If Nike didn’t comply, the complaint says, Avenatti would go public with the information in a press conference just before the company reported its latest quarterly earnings on March 21—also a time when college basketball was reaching its annual “March Madness” frenzy.
“I’ll go take $10 billion dollars off your client’s market cap,” he said on a March 20 call with Nike’s lawyers, according to the complaint. “I’m not fucking around.”
He also warned in a subsequent call that, once he went public, he was sure to receive calls from parents, coaches, and others all over the country wanting to come forward with evidence of misconduct on Nike’s part.

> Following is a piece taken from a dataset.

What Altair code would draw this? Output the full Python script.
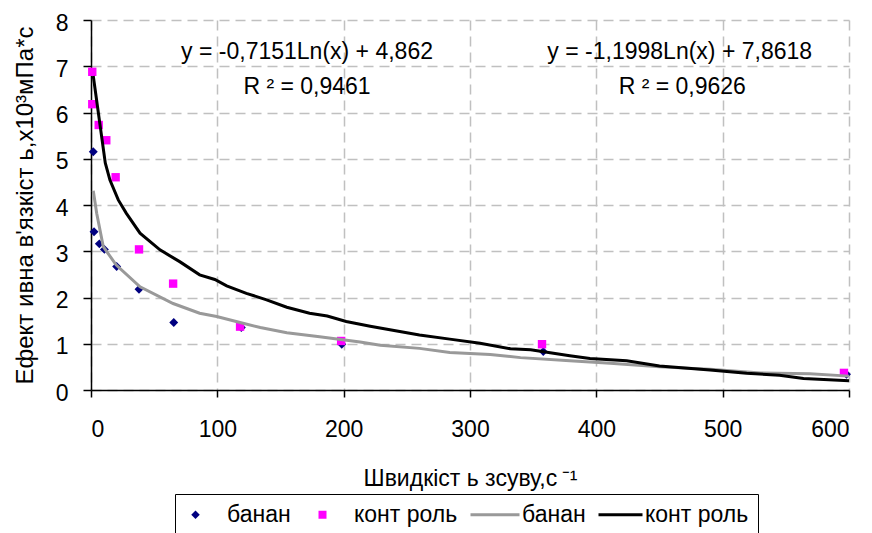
import altair as alt
import pandas as pd

# ---- data ----
banan_x = [1.8, 2.4, 6.6, 10.6, 20.3, 38, 65.5, 119, 198.5, 358, 598]
banan_y = [5.15, 3.42, 3.16, 3.04, 2.67, 2.18, 1.46, 1.35, 0.99, 0.83, 0.34]

kontrol_x = [1.0, 1.0, 6.1, 12.1, 19.5, 38, 65, 118, 198, 357, 596]
kontrol_y = [6.88, 6.18, 5.73, 5.40, 4.60, 3.04, 2.30, 1.37, 1.06, 0.99, 0.37]

# trend lines
banan_line_x = [1.8, 4.5, 9.7, 20, 38.8, 65, 86, 99.5, 118, 134, 155, 181, 213, 229,
                260, 284, 316, 340, 379, 411, 450, 490, 530, 569, 600]
banan_line_y = [4.31, 3.82, 3.10, 2.70, 2.23, 1.87, 1.66, 1.59, 1.46, 1.35, 1.24, 1.15, 1.04, 0.97,
                0.90, 0.81, 0.77, 0.70, 0.63, 0.58, 0.50, 0.45, 0.37, 0.35, 0.30]

kontrol_line_x = [1.8, 11.3, 15, 21.6, 28, 38.8, 54.6, 70.5, 86, 98, 107.4, 123, 139, 155, 173,
                  187, 202, 221, 260, 284, 308, 332, 348, 379, 395, 424, 450, 490, 519, 545, 564, 600]
kontrol_line_y = [6.79, 4.91, 4.54, 4.11, 3.82, 3.39, 3.03, 2.77, 2.49, 2.39, 2.25, 2.09, 1.95, 1.79, 1.66,
                  1.60, 1.48, 1.38, 1.19, 1.10, 1.01, 0.89, 0.87, 0.74, 0.68, 0.63, 0.52, 0.43, 0.36, 0.32, 0.25, 0.20]

series_names = ["банан", "конт роль", "банан ", "конт роль "]
series_colors = ["#000080", "#ff00ff", "#999999", "#000000"]

annot_text = ["y = -0,7151Ln(x) + 4,862", "R ² = 0,9461",
              "y = -1,1998Ln(x) + 7,8618", "R ² = 0,9626"]
annot_x = [171, 171, 466, 468]
annot_y = [7.31, 6.56, 7.31, 6.56]

x_ticks = [0, 100, 200, 300, 400, 500, 600]
y_ticks = [0, 1, 2, 3, 4, 5, 6, 7, 8]

# ---- tables ----
pts = pd.DataFrame({
    "x": banan_x + kontrol_x,
    "y": banan_y + kontrol_y,
    "series": [series_names[0]] * len(banan_x) + [series_names[1]] * len(kontrol_x),
})
lines = pd.DataFrame({
    "x": banan_line_x + kontrol_line_x,
    "y": banan_line_y + kontrol_line_y,
    "series": [series_names[2]] * len(banan_line_x) + [series_names[3]] * len(kontrol_line_x),
})
annots = pd.DataFrame({"x": annot_x, "y": annot_y, "t": annot_text})

FONT = "Liberation Sans"

shape_paths = [
    "M-5.2,0M0,-0.85L0.85,0L0,0.85L-0.85,0Z",
    "M-3.8,0M-0.8,-0.8L0.8,-0.8L0.8,0.8L-0.8,0.8Z",
    "M-4,-0.3L5.8,-0.3L5.8,0.3L-4,0.3Z",
    "M-3,-0.3L5.8,-0.3L5.8,0.3L-3,0.3Z",
]

legend = alt.Legend(
    title=None, orient="none", legendX=84, legendY=474,
    direction="horizontal", columns=4,
    labelExpr="trim(datum.label)", labelFont=FONT, labelFontSize=23, labelColor="black",
    symbolSize=100, symbolStrokeWidth=0, labelOffset=20, columnPadding=12,
    padding=9, strokeColor="black", fillColor="white", symbolOpacity=1,
)

color_scale = alt.Scale(domain=series_names, range=series_colors)
shape_scale = alt.Scale(domain=series_names, range=shape_paths)

x_enc = alt.X("x:Q", scale=alt.Scale(domain=[0, 600], nice=False),
              axis=alt.Axis(values=x_ticks, title="Швидкіст ь зсуву,с\u2009⁻¹", format="d"))
y_enc = alt.Y("y:Q", scale=alt.Scale(domain=[0, 8], nice=False),
              axis=alt.Axis(values=y_ticks, title="Ефект ивна в'язкіст ь,x10³мПа*с", format="d"))

points = alt.Chart(pts).mark_point(filled=True, size=110, opacity=1).encode(
    x=x_enc, y=y_enc,
    color=alt.Color("series:N", scale=color_scale, legend=legend),
    shape=alt.Shape("series:N", scale=shape_scale, legend=legend),
)

trend = alt.Chart(lines).mark_line(strokeWidth=3).encode(
    x="x:Q", y="y:Q",
    color=alt.Color("series:N", scale=color_scale, legend=None),
    detail="series:N",
)

text = alt.Chart(annots).mark_text(font=FONT, fontSize=23, color="black",
                                   align="center", baseline="middle").encode(
    x="x:Q", y="y:Q", text="t:N")

chart = alt.layer(points, trend, text).properties(
    width=758, height=370,
    autosize=alt.AutoSizeParams(type="none"),
    padding={"left": 83, "top": 12, "right": 15, "bottom": 150},
).configure_view(stroke=None).configure_axis(
    labelFont=FONT, labelFontSize=23, labelColor="black",
    titleFont=FONT, titleFontWeight="normal", titleColor="black",
    domainColor="black", domainWidth=1.5, tickColor="black", tickWidth=1.5,
    gridColor="#c0c0c0", gridDash=[10, 6], gridWidth=1.5,
).configure_axisX(
    tickSize=7, labelPadding=21, titlePadding=26, titleFontSize=23,
).configure_axisY(
    tickSize=8, labelPadding=15, titlePadding=18, titleFontSize=24, labelOffset=3,
)

chart.save("out.html", embed_options={"renderer": "svg", "actions": False})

After the first meeting, however, Nike had alerted the US Attorney’s Office for the Southern District of New York about Avenatti’s threats, and the company told Avenatti it needed more time. The complaint quotes Avenatti telling Nike representatives that “If this is not papered by Monday [March 25], we are done. I don’t want to hear about somebody on a bike trip. I don’t want to hear that… somebody’s grandmother passed away.”
Later today, shortly after Avenatti tweeted that he would “disclose a major high school/college basketball scandal perpetrated by @Nike that we have uncovered” in a press conference, prosecutors arrested him.
“As alleged, Avenatti used illegal and extortionate threats for the purpose of obtaining millions of dollars in payments from a public company,” Geoffrey S. Berman, the US Attorney for the Southern District of New York, said in a statement. “Calling this anticipated payout a retainer or a settlement doesn’t change what it was—a shakedown. When lawyers use their law licenses as weapons, as a guise to extort payments for themselves, they are no longer acting as attorneys. They are acting as criminals, and they will [be] held responsible for their conduct.”
Nike released its own statement, saying, “Nike will not be extorted or hide information that is relevant to a government investigation. Nike has been cooperating with the government’s investigation into NCAA basketball for over a year. When Nike became aware of this matter, Nike immediately reported it to federal prosecutors… Nike firmly believes in ethical and fair play, both in business and sports, and will continue to assist the prosecutors.”
Just after news of his arrest broke, Stormy Daniels tweeted a statement on Avenatti, saying she was “saddened but not shocked.”